The 27-year-old’s second jump on Thursday measured in at 4.66 meters, 40 centimeters shy of her personal best and the American record. She followed this up with a bound that appeared to match her record, and would have earned her a silver medal, but was ultimately negated because her prosthetic blade just barely slipped over the foul line on takeoff.

“She was a fraction over the line when she rocked forward. The prosthetic blade reacts differently depending on the track, which was soft and spongy,” Lambert’s agent, Kim Zayotti, said. “She’s not making an excuse, it just wasn’t her day. She’s very proud and very motivated.”

It was Lambert’s Paralympic debut in the long jump. She added the event to her repertoire over the winter, and qualified for Paris in July.

Two days later, Lambert had an equally eventful performance in the 100-meter dash.

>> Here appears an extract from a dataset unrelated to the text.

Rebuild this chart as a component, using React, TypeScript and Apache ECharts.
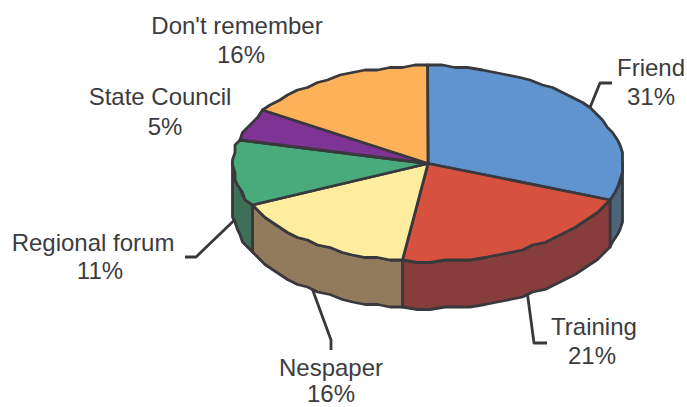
import React, { useEffect, useRef } from "react";
import * as echarts from "echarts";

const categories = ["Friend", "Training", "Nespaper", "Regional forum", "State Council", "Don't remember"];
const shares = [31, 21, 16, 11, 5, 16];
const topColors = ["#6094cf", "#d6523f", "#ffed9f", "#49aa7c", "#7f3394", "#fdb25a"];
const wallColors = ["#4e6478", "#873d3b", "#917b5c", "#3f6f56", "#54276a", "#a87b40"];

// Pie geometry: centre, radii of the top ellipse, thickness of the disc.
const CX = 428;
const CY = 163.5;
const RX = 195;
const RY = 98;
const DEPTH = 47;
const STEP_DEG = 4;
const GRID = 2.5;
const INK = "#38383d";
const TEXT = "#3c3c40";
const FONT = '24px "Liberation Sans", Arial, sans-serif';

// Text positions per category: name line [x, y], percent line [x, y].
const nameAnchors: number[][] = [[651, 67], [594, 326], [331, 367], [93, 242], [160, 96], [237, 25]];
const percentAnchors: number[][] = [[651, 96], [592, 355], [331, 393], [100, 270], [165, 126], [241, 54]];
const leaderElbows: (number[][] | null)[] = [
  [[600, 83], [612, 83]],
  [[534, 343], [547, 343]],
  [[331, 340], [331, 350]],
  [[196, 257], [185, 257]],
  null,
  null,
];

const total = shares.reduce((a, b) => a + b, 0);
const startDeg = (i: number) => (shares.slice(0, i).reduce((a, b) => a + b, 0) / total) * 360;
const endDeg = (i: number) => startDeg(i + 1);

const snap = (v: number) => Math.round(v / GRID) * GRID;
const rim = (deg: number, drop = 0): number[] => {
  const r = (deg * Math.PI) / 180;
  return [snap(CX + RX * Math.sin(r)), snap(CY - RY * Math.cos(r)) + drop];
};
const arc = (from: number, to: number, drop = 0): number[][] => {
  const out: number[][] = [];
  const n = Math.max(1, Math.ceil((to - from) / STEP_DEG));
  for (let k = 0; k <= n; k++) out.push(rim(from + ((to - from) * k) / n, drop));
  return out;
};

const lineStyle = { stroke: INK, lineWidth: 2.8, lineJoin: "round" as const };

const renderWall = (params: any) => {
  const i = params.dataIndex;
  const from = Math.max(startDeg(i), 90);
  const to = Math.min(endDeg(i), 270);
  if (to <= from) return { type: "group", children: [] };
  const points = [...arc(from, to), ...arc(from, to, DEPTH).reverse()];
  return { type: "polygon", shape: { points }, style: { fill: wallColors[i], ...lineStyle } };
};

const renderTop = (params: any) => {
  const i = params.dataIndex;
  const points = [[CX, CY], ...arc(startDeg(i), endDeg(i))];
  return { type: "polygon", shape: { points }, style: { fill: topColors[i], ...lineStyle } };
};

const textLine = (text: string, at: number[]) => ({
  type: "text",
  style: {
    x: at[0],
    y: at[1],
    text,
    font: FONT,
    lineHeight: 18,
    fill: TEXT,
    textAlign: "center",
    textVerticalAlign: "middle",
  },
});

const renderLabel = (params: any, api: any) => {
  const i = params.dataIndex;
  const children: any[] = [];
  const mid = (startDeg(i) + endDeg(i)) / 2;
  const elbows = leaderElbows[i];
  if (elbows) {
    const front = mid > 90 && mid < 270;
    const points = [rim(mid, front ? DEPTH : 0), ...elbows];
    children.push({ type: "polyline", shape: { points }, style: { ...lineStyle, fill: "none" } });
  }
  children.push(textLine(categories[i], nameAnchors[i]));
  children.push(textLine(`${api.value(0)}%`, percentAnchors[i]));
  return { type: "group", children };
};

export default function App() {
  const ref = useRef<HTMLDivElement>(null);
  useEffect(() => {
    const chart = echarts.init(ref.current!, undefined, { renderer: "svg" });
    const data = shares.map((v) => [v]);
    chart.setOption({
      animation: false,
      series: [
        { type: "custom", coordinateSystem: "none", silent: true, data, renderItem: renderWall, z: 1 },
        { type: "custom", coordinateSystem: "none", silent: true, data, renderItem: renderTop, z: 2 },
        { type: "custom", coordinateSystem: "none", silent: true, data, renderItem: renderLabel, z: 3 },
      ],
    });
    return () => chart.dispose();
  }, []);
  return (
    <div
      ref={ref}
      style={{ position: "absolute", left: 0, top: 0, width: 687, height: 407, background: "#fff" }}
    />
  );
}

After breezing through some straightforward preliminary rounds, all chaos broke loose at the finish line of the championship race. Third-place finisher Monica Graziano Contrafatto of Italy had her blade slip out from under her, causing her teammate Ambra Sabatini to also fall and disrupt the pack behind them.

“It was a crazy race. Noelle had to slow it right at the end to not run into them,” Zayotti said. “It was scary.”

Lambert ultimately came in seventh, with a time of 15.39 seconds, 27-hundredths of a second off her personal best. She did manage to crush her sixth-place time from Tokyo three years ago, which was 15.97 seconds.

Now the 27-year-old is decompressing in Sardinia, but will hit the ground running next week in preparation for the annual World Para Athletics Championships in May.

“It was incredible for her to perform at that stage again, with her American teammates and all her international friends from previous competition and training — her tribe,” Zayotti said. “She’s already looking forward to Worlds. She is hungry.”